Individual study: Successful reintroduction of tule elk Cervus elaphus nannodes to grass scrubland at Point Reyes National Seashore, California, USA

Published source details

Adess N. (1998) Tule elk; return of a species. National Park Service Point Reyes National Seashore, California, USA


This study is summarised as evidence for the intervention(s) shown on the right. The icon shows which synopsis it is relevant to.

Prohibit or restrict hunting of a species Terrestrial Mammal Conservation

A before-and-after study in 1971–1998 in California, USA (Adess 1998) found that numbers of tule elk Cervus canadensis nannodes increased after hunting was prohibited.

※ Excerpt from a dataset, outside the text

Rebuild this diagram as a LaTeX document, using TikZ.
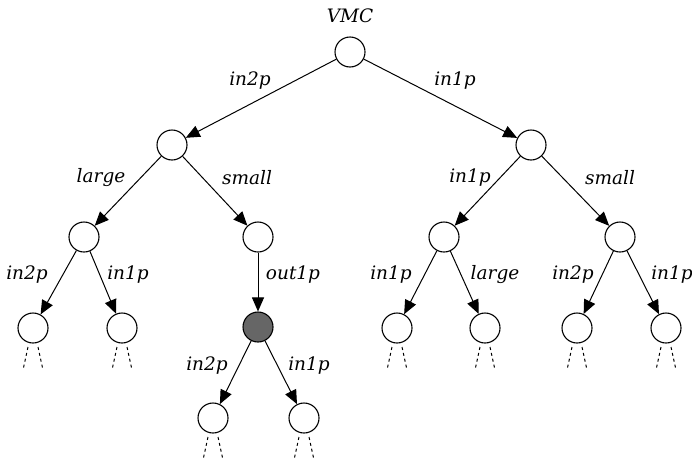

The tule elk population grew from approximately 500 individuals in 1971 when it received official protection against hunting, to 2,000 individuals in 1989 and >3,000 individuals in 1998. Tule elk became officially protected in 1971. The bill prohibited hunting until the population reached 2,000 individuals. No monitoring or habitat details are provided. Other management interventions (not detailed) were carried out by California Department of Fish and Game during the length of the study.

(Summarised by Ricardo Rocha)

Release translocated mammals into fenced areas Terrestrial Mammal Conservation

A study in 1978–1998 in a grassland reserve in California, USA (Adess 1998) found that numbers of tule elk Cervus canadensis nannodes translocated to a fenced reserve increased more than 50-fold over 20 years. In 1998, a translocated population of Tule elk grew to more than 500 individuals from the 10 individuals originally translocated 20 years earlier. In 1978, ten tule elk were translocated to a fenced reserve of approximately 1,000 ha. No monitoring details are provided.